MADISON, NJ -- (Marketwired) -- 06/04/13 -- As a melting pot, America is shaped by the beliefs, customs and cultures of its diverse population. To that end, do individuals from different backgrounds hold the same vision and attitude when it comes to setting forth and achieving the American Dream of homeownership? Better Homes and Gardens® Real Estate set out to find the answer to that question, and today, released national survey findings from the three largest population groups within the U.S., with an equal distribution among 400 Caucasians, 400 African Americans and 400 Hispanic Americans ages 18 and older. The Better Homes and Gardens Real Estate survey results indicate that Americans from these three ethnic groups are far more alike than different when it comes to many perceptions and behaviors surrounding the home buying process. However, when it comes to considering family ties and origins when buying a home, there are key differences among these ethnicities.
"America has a proud heritage of diversity, and the notion that our client base will continue to change and evolve should be apparent to everyone in the real estate industry," said Sherry Chris, president and CEO of Better Homes and Gardens Real Estate LLC. "It's important that we understand all that we can about our consumers to best serve them and that includes understanding them not only from an cultural standpoint, but with regard for their individual values, aspirations and needs."
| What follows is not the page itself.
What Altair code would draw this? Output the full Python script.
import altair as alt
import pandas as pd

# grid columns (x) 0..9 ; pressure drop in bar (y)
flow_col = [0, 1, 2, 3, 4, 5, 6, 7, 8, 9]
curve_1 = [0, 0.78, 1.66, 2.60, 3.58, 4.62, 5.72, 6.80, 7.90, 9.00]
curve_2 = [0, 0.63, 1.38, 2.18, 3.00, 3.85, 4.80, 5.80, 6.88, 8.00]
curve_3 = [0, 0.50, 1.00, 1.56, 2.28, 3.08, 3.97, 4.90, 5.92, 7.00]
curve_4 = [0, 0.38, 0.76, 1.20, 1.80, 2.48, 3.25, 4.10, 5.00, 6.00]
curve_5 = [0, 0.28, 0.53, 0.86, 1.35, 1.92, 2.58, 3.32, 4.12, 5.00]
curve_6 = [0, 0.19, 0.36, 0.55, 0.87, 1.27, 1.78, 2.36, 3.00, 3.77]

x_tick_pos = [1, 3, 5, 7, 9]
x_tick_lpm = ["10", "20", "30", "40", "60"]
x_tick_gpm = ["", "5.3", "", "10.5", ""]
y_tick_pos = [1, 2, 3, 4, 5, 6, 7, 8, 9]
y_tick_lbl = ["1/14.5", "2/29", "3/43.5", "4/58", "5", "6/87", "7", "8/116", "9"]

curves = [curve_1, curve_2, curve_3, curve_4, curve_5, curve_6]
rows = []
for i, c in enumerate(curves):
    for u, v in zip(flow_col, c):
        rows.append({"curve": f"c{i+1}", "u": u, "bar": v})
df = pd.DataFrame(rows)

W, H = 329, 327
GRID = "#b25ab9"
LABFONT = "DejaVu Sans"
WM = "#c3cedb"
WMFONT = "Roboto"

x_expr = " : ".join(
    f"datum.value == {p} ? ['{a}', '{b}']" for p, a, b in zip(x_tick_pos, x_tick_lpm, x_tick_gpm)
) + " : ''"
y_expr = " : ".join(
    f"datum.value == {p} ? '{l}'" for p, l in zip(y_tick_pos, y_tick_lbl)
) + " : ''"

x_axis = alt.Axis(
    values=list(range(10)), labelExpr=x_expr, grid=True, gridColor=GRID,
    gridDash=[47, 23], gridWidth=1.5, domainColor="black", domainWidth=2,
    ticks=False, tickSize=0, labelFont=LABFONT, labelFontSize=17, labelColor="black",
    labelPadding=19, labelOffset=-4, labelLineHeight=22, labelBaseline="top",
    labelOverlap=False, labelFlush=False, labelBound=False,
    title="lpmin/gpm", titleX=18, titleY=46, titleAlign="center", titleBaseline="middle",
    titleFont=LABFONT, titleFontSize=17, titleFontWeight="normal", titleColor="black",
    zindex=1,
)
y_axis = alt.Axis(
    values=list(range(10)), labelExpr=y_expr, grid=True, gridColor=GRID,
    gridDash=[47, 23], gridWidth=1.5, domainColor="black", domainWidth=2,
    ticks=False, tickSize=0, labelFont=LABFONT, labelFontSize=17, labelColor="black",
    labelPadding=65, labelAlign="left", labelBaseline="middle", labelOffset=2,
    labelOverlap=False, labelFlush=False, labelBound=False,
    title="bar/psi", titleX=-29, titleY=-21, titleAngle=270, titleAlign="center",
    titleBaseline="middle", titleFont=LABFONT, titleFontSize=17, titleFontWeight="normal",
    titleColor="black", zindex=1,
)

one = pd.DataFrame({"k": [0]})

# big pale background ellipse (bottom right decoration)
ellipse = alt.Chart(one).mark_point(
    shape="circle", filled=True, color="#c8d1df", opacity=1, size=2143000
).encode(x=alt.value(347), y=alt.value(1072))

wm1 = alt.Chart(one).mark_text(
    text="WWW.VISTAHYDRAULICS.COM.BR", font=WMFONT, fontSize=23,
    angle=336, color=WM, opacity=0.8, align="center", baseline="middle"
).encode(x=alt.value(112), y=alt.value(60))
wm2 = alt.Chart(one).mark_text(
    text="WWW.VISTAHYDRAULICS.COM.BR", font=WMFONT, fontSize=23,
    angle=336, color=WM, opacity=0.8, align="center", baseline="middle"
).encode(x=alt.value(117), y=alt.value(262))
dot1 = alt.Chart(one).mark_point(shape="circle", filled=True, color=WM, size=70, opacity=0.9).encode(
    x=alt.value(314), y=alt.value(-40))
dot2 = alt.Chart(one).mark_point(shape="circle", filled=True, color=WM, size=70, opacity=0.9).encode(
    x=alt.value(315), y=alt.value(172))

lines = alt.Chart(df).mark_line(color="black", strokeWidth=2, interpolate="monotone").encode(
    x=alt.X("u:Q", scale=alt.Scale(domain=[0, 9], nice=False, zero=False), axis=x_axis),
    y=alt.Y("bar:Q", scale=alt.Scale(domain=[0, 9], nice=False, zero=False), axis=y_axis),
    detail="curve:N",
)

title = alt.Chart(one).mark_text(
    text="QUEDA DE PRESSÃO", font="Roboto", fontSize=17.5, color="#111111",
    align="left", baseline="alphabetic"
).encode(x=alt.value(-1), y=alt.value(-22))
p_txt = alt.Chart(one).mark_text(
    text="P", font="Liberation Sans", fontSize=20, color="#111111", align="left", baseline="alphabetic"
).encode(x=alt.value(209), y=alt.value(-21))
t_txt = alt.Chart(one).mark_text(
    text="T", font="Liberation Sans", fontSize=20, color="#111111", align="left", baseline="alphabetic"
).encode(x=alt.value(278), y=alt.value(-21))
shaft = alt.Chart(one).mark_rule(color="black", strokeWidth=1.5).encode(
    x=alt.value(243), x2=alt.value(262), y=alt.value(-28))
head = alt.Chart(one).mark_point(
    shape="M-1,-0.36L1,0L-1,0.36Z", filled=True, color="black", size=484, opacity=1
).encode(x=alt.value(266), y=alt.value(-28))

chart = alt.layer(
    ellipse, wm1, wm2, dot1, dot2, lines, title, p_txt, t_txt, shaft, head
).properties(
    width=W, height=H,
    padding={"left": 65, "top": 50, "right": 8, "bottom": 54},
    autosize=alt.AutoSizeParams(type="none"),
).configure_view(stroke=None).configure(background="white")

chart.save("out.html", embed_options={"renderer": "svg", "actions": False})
Key findings from the Better Homes and Gardens Real Estate survey include:
We've Got High Hopes: All groups surveyed are optimistic about the next generation of homeowners, and furthermore, a majority believe their children or future children will have a home of their own before the age they did (Hispanic 78%; African American 74%; Caucasian 56%) and homeowners believe that their children's homes will be the same size or bigger than theirs (Hispanic 90%; African American 83%; Caucasian 73%). Each group surveyed views homeownership as an overarching lifelong goal. In fact, homeownership is considered to be the biggest indicator of status by all groups: African Americans (78%), Hispanics (78%) and Caucasians (65%).
Each of the groups surveyed believe that a home is not simply an indicator of success; it is a long-term investment and a wise one at that. More than any other group, Hispanics are planning ahead for homeownership and prioritizing this dream over retirement. More than half of the Hispanics (52%) surveyed, who do not currently own their own home, say they are focused on saving for a down payment as compared to 46 percent of African Americans and 44 percent of Caucasians who do not own their own home.
"The White Picket Fence" Prevails: Of course, cities have their unique allure, but when it comes down to determining where to live for the long haul, the majority of individuals from every ethnicity surveyed lean largely toward the suburbs. Research indicates that suburban homes are very much in demand among today's house hunters. Among those surveyed, 59 percent of African Americans, 55 percent of Caucasians and 50 percent of Hispanic Americans would select the suburbs as the preferred location for their ideal home.